The IPO market has gone berserk since the start of COVID (see our thoughts on a better way IPO here)…
But as impressive as it’s been, it’s starting to look like we’re about to head into a record-setting fall IPO season.
Roughly 90 to 110 initial public offerings are expected in the next four months putting 2021 on track for about 375 deals raising $125 billion.
If this happens? It means 2021 will be the biggest year ever for total capital raised AND the most deals since the 2000 internet bubble.
And even though we make no predictions on what’s going to happen to the stock market next…
It does bring us back to one a centuries old debate.
When is the best time to invest in stocks?
For those who enjoy a bit of investing trivia…
There’s an old English saying: “Sell in May and go away, and come on back on St. Leger’s Day.”
This phrase refers to a custom of aristocrats, merchants, and bankers who would leave the city of London – the historical financial center of the world – and escape to the country during the hot summer months.
And like any good group of noble folks, they celebrated the return to work with the last leg of the British Triple Crown – St. Leger’s Stakes – held in mid-September.
Here in America, we seem to have adopted a similar summer season of stocks as the Wall Street “masters of the universe” jet off to their Hampton getaways between Memorial Day and Labor Day.
And like some weird “Groundhogs Day” deja vu… investors, analysts, and academics argue over the merits of investing based on something that sounds more like a nursery rhyme than investing advice…
“Sell in May and go away.”
Why? Strangely enough – but perhaps not surprisingly – it likely has to do with someone trying to sell something.
Created by Yale Hirsch in 1967, the Stock Trader’s Almanac has become somewhat of a “must read” for traders.
For context, the Farmers’ Almanac was first published in 1818 and provided long-range weather predictions for both the U.S. and Canada.
The Stock Trader’s Almanac has a calendar-based orientation to help investors predict stock market trends.
The Almanac gave birth to terms like the “January Barometer” and the “Santa Claus Rally.”
It popularized the four-year Presidential Election Cycle.
And it was instrumental in popularizing “The Best Six Months Strategy” (commonly known as “Sell in May and Go Away”).
According to their website…
After decades of historical research, we discovered that most market gains occur during the months November through April.
Investing in the Dow Jones Industrial Average between November 1st and April 30th each year and then switching into fixed income for the other six months has produced reliable returns with reduced risk since 1950.
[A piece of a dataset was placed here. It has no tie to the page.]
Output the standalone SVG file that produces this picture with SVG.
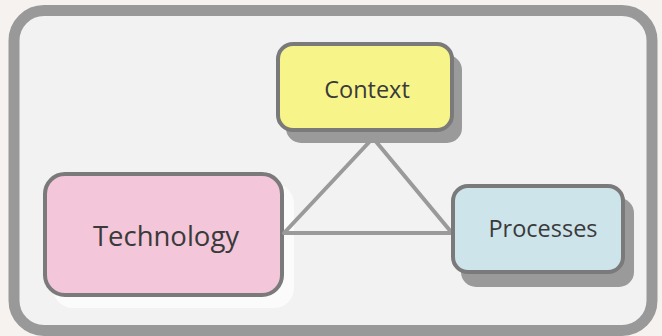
<svg xmlns="http://www.w3.org/2000/svg" width="662" height="336" viewBox="0 0 662 336">
<style>
.box{stroke:#7a7a7a;stroke-width:4}
.lbl{font-family:"Open Sans","Noto Sans",sans-serif;fill:#3a3a3a;text-anchor:middle;dominant-baseline:central}
.conn{stroke:#9a9a9a;stroke-width:4;fill:none;stroke-linecap:round}
</style>
<rect x="0" y="0" width="662" height="336" fill="#f6f2ef"/>
<rect x="14" y="10.5" width="638" height="320" rx="30" fill="#f2f2f2" stroke="#999999" stroke-width="11"/>
<g id="technology">
<rect x="53" y="184" width="241" height="124" rx="20" fill="#fbfbfb"/>
<rect x="45" y="174" width="237" height="121" rx="20" class="box" fill="#f3c6da"/>
<text x="166" y="235" class="lbl" font-size="27.5">Technology</text>
</g>
<g id="connectors">
<path class="conn" d="M373 138 L284 233 L452 233 Z" stroke-linejoin="round"/>
</g>
<g id="context">
<rect x="286" y="55" width="176" height="88" rx="15" fill="#9a9a9a"/>
<rect x="278" y="44" width="174" height="86" rx="15" class="box" fill="#f7f58a"/>
<text x="367" y="89" class="lbl" font-size="23.5">Context</text>
</g>
<g id="processes">
<rect x="461" y="198" width="173" height="89" rx="15" fill="#9a9a9a"/>
<rect x="453" y="186" width="170" height="86" rx="15" class="box" fill="#cde4ea"/>
<text x="543" y="228" class="lbl" font-size="23.5">Processes</text>
</g>
</svg>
While it’s hard to argue with the decades of data that suggest this trend is true…
The idea of selling out of a stock market that seems to only go up – and taking the short term capital gains tax – to switch into the almost non-existent yield of fixed income seems rather strange.
And as a benefit of writing this column in September (not May), we have the extraordinary benefit of hindsight.
See this chart?
This is the price of the most commonly used ETF for “the market” – The SPDR S&P 500 ETF Trust (SPY).
Now, I’m not a math wizard, but that crosshair is on the first trading day of May where it opened up at ~$418…
And at the time of writing, Sept 7th, it’s trading at ~$451 (for roughly an 8% gain).
Which brings us to an interesting question about the folly of making stock market predictions…
Does past performance – even if it seems to persist over years and decades – have anything to do with future results?
Because if they do, it could mean we’re set up for an absolute monster of a rally going into the holiday season…
And it could be why we’ve got so many IPOs slated for this fall.
But on the flip side…
9.1 million Americans lost unemployment aid as federal programs end and it’s anyone’s guess as to what happens next with the pandemic.
The US Government has printed trillions of dollars in the past 18 months and real assets – like real estate, precious metals, and commodities – have been soaring on inflation fears.
And record amounts of money continue to flow into the private markets!
Which brings us to a more interesting question that looking into the past via the Stock Trader’s Almanac can’t answer for us…
Do you think the next 10 years are going to look different from the previous 10 years?
We certainly do.
And even though Regulation Crowdfunding is very new and has a limited track record to make any assumptions on…
We believe The JOBS Act has set the stage for one of the most profound transformations in capital markets that no one is talking about.
And even though many people find it scary to “lock-up” their money into private investments for years at a time…
It’s far more fun to work with entrepreneurs focused on building great long term companies than it is to face the tyranny of stock tickers and attempting to time the market.
And if you’re tired of constantly having to manage your portfolio and actively trade, you might decide that 2021 is the year you invest for the long term instead of the short term.